Mr. Tree has done many brilliantly clever things, but never, I think, a cleverer thing than this. For Captain Swift really carries the play. True, there are excellent scenes for others, for his remorseful mother, now played with infinite sensibility by Miss Carlotta Addison; for Stella the gentle and forgiving, happily in Mrs. Tree's dainty and delicate hands again - Swift and Stella! why did not Mr. Chambers advance a claim for a literary drama by throwing a Vanessa in? - for the cur of a butler, played with hangdog malevolence by Mr. Clark, though hardly with such sinister purpose and vicious grip as Mr. Brookfield's; and for the burly, good-hearted squatter of Mr. Macklin. But in every case the effect depends on Swift. If he did not ring absolutely true, the staginess of the whole thing would flash out like lightning. And it says much for the power of Mr.

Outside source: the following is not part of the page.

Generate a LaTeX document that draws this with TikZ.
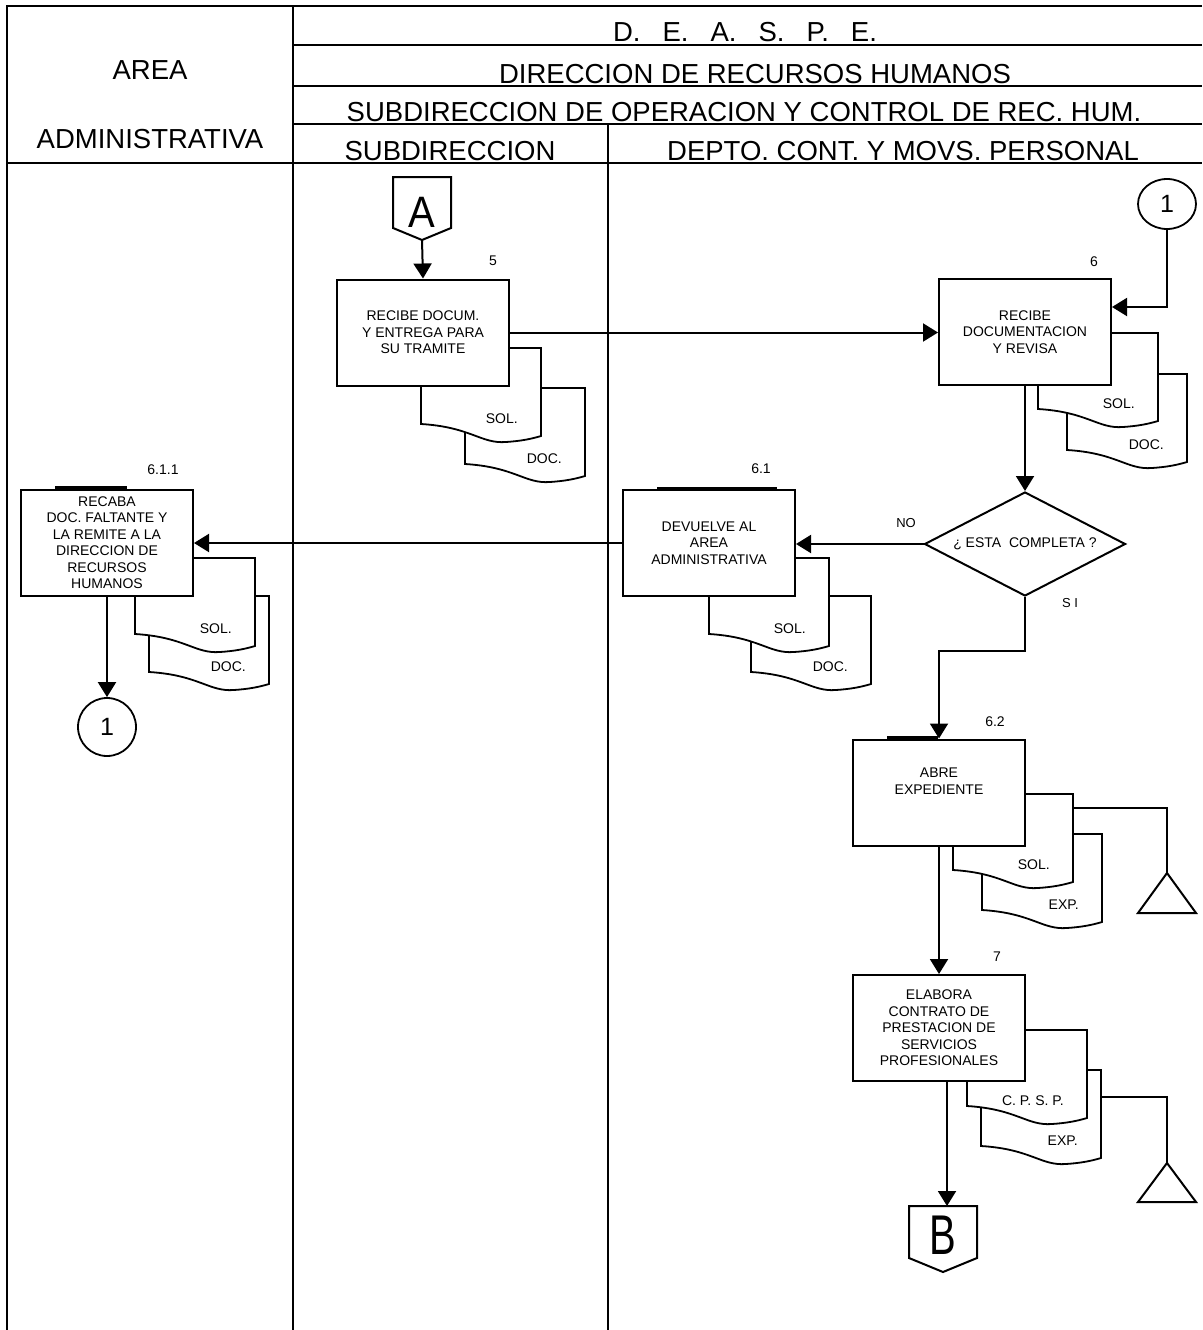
\documentclass[tikz,border=0pt]{standalone}
\usepackage{graphicx}
\usepackage{fontspec}
\setmainfont{Liberation Sans}
\usetikzlibrary{positioning, arrows.meta, shapes.geometric}

% document symbol: name, x, y (top left corner), label
\newcommand{\DocShape}[4]{%
  \draw[DocStyle] (#2,#3) -- (#2,#3+76)
    .. controls (#2+50,#3+79) and (#2+60,#3+96) .. (#2+85,#3+94)
    .. controls (#2+100,#3+93) and (#2+110,#3+91) .. (#2+120,#3+88)
    -- (#2+120,#3) -- cycle;
  \node[DocLabel](#1) at (#2+97,#3+71) {#4};
}

\begin{document}
\begin{tikzpicture}[x=1pt,y=-1pt]
  \tikzset{FrameStyle/.style = {
    draw          = black,
    line width    = 2pt
    }
  }
  \tikzset{HeadStyle/.style = {
    anchor        = base,
    inner sep     = 0pt,
    font          = \fontsize{27.5}{31}\selectfont
    }
  }
  \tikzset{BoxStyle/.style = {
    shape         = rectangle,
    draw          = black,
    fill          = white,
    line width    = 2pt,
    minimum width = 172pt,
    minimum height= 106pt,
    inner sep     = 0pt,
    align         = center,
    font          = \fontsize{14}{16.5}\selectfont
    }
  }
  \tikzset{DocStyle/.style = {
    draw          = black,
    fill          = white,
    line width    = 1.8pt
    }
  }
  \tikzset{DocLabel/.style = {
    anchor        = east,
    inner sep     = 0pt,
    font          = \fontsize{14}{16}\selectfont
    }
  }
  \tikzset{NumStyle/.style = {
    inner sep     = 0pt,
    font          = \fontsize{14}{16}\selectfont
    }
  }
  \tikzset{CircStyle/.style = {
    shape         = ellipse,
    draw          = black,
    fill          = white,
    line width    = 1.8pt,
    minimum width = 58pt,
    minimum height= 58pt,
    inner sep     = 0pt,
    font          = \fontsize{25}{28}\selectfont
    }
  }
  \tikzset{ConStyle/.style = {
    inner sep     = 0pt,
    font          = \fontsize{40}{44}\selectfont
    }
  }
  \tikzset{LineStyle/.style = {
    draw          = black,
    line width    = 2pt,
    line join     = miter
    }
  }
  \tikzset{FlowStyle/.style = {
    draw          = black,
    line width    = 2pt,
    -{Triangle[length=15pt,width=18pt]}
    }
  }
  \tikzset{TabStyle/.style = {
    draw          = black,
    line width    = 3pt
    }
  }

  \useasboundingbox (0,0) rectangle (1202,1330);

  % lanes and header
  \draw[FrameStyle] (1202,6) -- (7,6) -- (7,1330);
  \draw[FrameStyle] (293,6) -- (293,1330);
  \draw[FrameStyle] (608,124) -- (608,1330);
  \draw[FrameStyle] (7,163) -- (1202,163);
  \foreach \y in {45,86,124} \draw[FrameStyle] (293,\y) -- (1202,\y);

  \node[HeadStyle](HArea) at (150,80) {AREA};
  \node[HeadStyle](HAdmin) at (150,148) {ADMINISTRATIVA};
  \node[HeadStyle](HDeaspe) at (745,42) {D.\hspace{22pt}E.\hspace{22pt}A.\hspace{22pt}S.\hspace{22pt}P.\hspace{22pt}E.};
  \node[HeadStyle](HDrh) at (755,83) {DIRECCION DE RECURSOS HUMANOS};
  \node[HeadStyle](HSoc) at (744,121) {SUBDIRECCION DE OPERACION Y CONTROL DE REC. HUM.};
  \node[HeadStyle](HSub) at (450,160) {SUBDIRECCION};
  \node[HeadStyle](HDepto) at (903,160) {DEPTO. CONT. Y MOVS. PERSONAL};

  % documents behind the boxes
  \DocShape{Doc5b}{465}{388}{DOC.}
  \DocShape{Doc5a}{421}{348}{SOL.}
  \DocShape{Doc6b}{1067}{374}{DOC.}
  \DocShape{Doc6a}{1038}{333}{SOL.}
  \DocShape{Doc611b}{149}{596}{DOC.}
  \DocShape{Doc611a}{135}{558}{SOL.}
  \DocShape{Doc61b}{751}{596}{DOC.}
  \DocShape{Doc61a}{709}{558}{SOL.}
  \DocShape{Doc62b}{982}{834}{EXP.}
  \DocShape{Doc62a}{953}{794}{SOL.}
  \DocShape{Doc7b}{981}{1070}{EXP.}
  \DocShape{Doc7a}{967}{1030}{C. P. S. P.}

  % archive
  \coordinate (Out62) at (1073,808);
  \coordinate (Arch1) at (1167,873);
  \coordinate (Out7) at (1101,1097);
  \coordinate (Arch2) at (1167,1163);
  \draw[LineStyle](Out62) -| (Arch1);
  \draw[LineStyle](Arch1) -- ++(29,40) -- ++(-58,0) -- cycle;
  \draw[LineStyle](Out7) -| (Arch2);
  \draw[LineStyle](Arch2) -- ++(29,39) -- ++(-58,0) -- cycle;

  % process boxes
  \node[BoxStyle](Box5) at (423,332.5) {RECIBE DOCUM.\\Y ENTREGA PARA\\SU TRAMITE};
  \node[BoxStyle](Box6) at (1025,332) {RECIBE\\DOCUMENTACION\\Y REVISA};
  \node[BoxStyle](Box611) at (107,542.5) {RECABA\\DOC. FALTANTE Y\\LA REMITE A LA\\DIRECCION DE\\RECURSOS\\HUMANOS};
  \node[BoxStyle](Box61) at (709,543) {DEVUELVE AL\\AREA\\ADMINISTRATIVA};
  \node[BoxStyle](Box62) at (939,792.5) {ABRE\\EXPEDIENTE\\[6pt]};
  \node[BoxStyle](Box7) at (939,1028) {ELABORA\\CONTRATO DE\\PRESTACION DE\\SERVICIOS\\PROFESIONALES};
  \node[BoxStyle, shape=diamond, aspect=2, minimum width=201pt, minimum height=104pt](Dec6) at (1025,544) {¿ ESTA\ \ COMPLETA ?};

  \draw[TabStyle] (55,487.5) -- (127,487.5);
  \draw[TabStyle] (657,488.5) -- (777,488.5);
  \draw[TabStyle] (887,737.5) -- (938,737.5);

  \node[NumStyle](N5) at (493,261) {5};
  \node[NumStyle](N6) at (1094,262) {6};
  \node[NumStyle](N611) at (163,470) {6.1.1};
  \node[NumStyle](N61) at (761,469) {6.1};
  \node[NumStyle](N62) at (995,722) {6.2};
  \node[NumStyle](N7) at (997,957) {7};
  \node[NumStyle, font=\fontsize{13}{15}\selectfont](LNo) at (906,523) {NO};
  \node[NumStyle, font=\fontsize{13}{15}\selectfont](LSi) at (1070,603) {S I};

  % connectors
  \node[ConStyle](ConA) at (422,212) {\scalebox{1}[1.1]{A}};
  \draw[LineStyle] ([shift={(-29,16)}]ConA.center) -- ([shift={(-29,-35)}]ConA.center)
    -- ([shift={(29,-35)}]ConA.center) -- ([shift={(29,16)}]ConA.center)
    -- ([shift={(0,28)}]ConA.center) -- cycle;
  \coordinate (ConATip) at ([shift={(0,28)}]ConA.center);

  \node[ConStyle](ConB) at (943,1235) {\scalebox{1}[1.4]{B}};
  \draw[LineStyle] ([shift={(-34,23)}]ConB.center) -- ([shift={(-34,-29)}]ConB.center)
    -- ([shift={(34,-29)}]ConB.center) -- ([shift={(34,23)}]ConB.center)
    -- ([shift={(0,37)}]ConB.center) -- cycle;
  \coordinate (ConBTop) at ([shift={(4,-29)}]ConB.center);

  \node[CircStyle, minimum height=50pt](Circ1a) at (1167,204) {1};
  \node[CircStyle](Circ1b) at (107,727) {1};

  % flow
  \draw[FlowStyle](ConATip) -- (Box5.north);
  \draw[FlowStyle](Box5.east) -- (Box5.east -| Box6.west);
  \draw[FlowStyle](Circ1a.south) |- ([yshift=25pt]Box6.east);
  \draw[FlowStyle](Box6.south) -- (Dec6.north);
  \draw[FlowStyle](Dec6.west) -- (Dec6.west -| Box61.east);
  \draw[FlowStyle](Box61.west) -- (Box61.west -| Box611.east);
  \draw[FlowStyle](Box611.south) -- (Circ1b.north);
  \draw[FlowStyle](Dec6.south) -- ++(0,54) -| (Box62.north);
  \draw[FlowStyle](Box62.south) -- (Box7.north);
  \draw[FlowStyle](Box7.south -| ConBTop) -- (ConBTop);

\end{tikzpicture}
\end{document}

Tree's personality, and for the finesse and resource of which he is master, that he can arrest, rivet, and sustain attention through four acts of dexterous but very simple dramatic mechanism, and keep one's eyes practically closed to everything but the pathetic figure of this hunted robber, desperately striving to break from his old evil life and attain the desired haven of love and peace.
'The Theatre', Vol XXI, January 1894.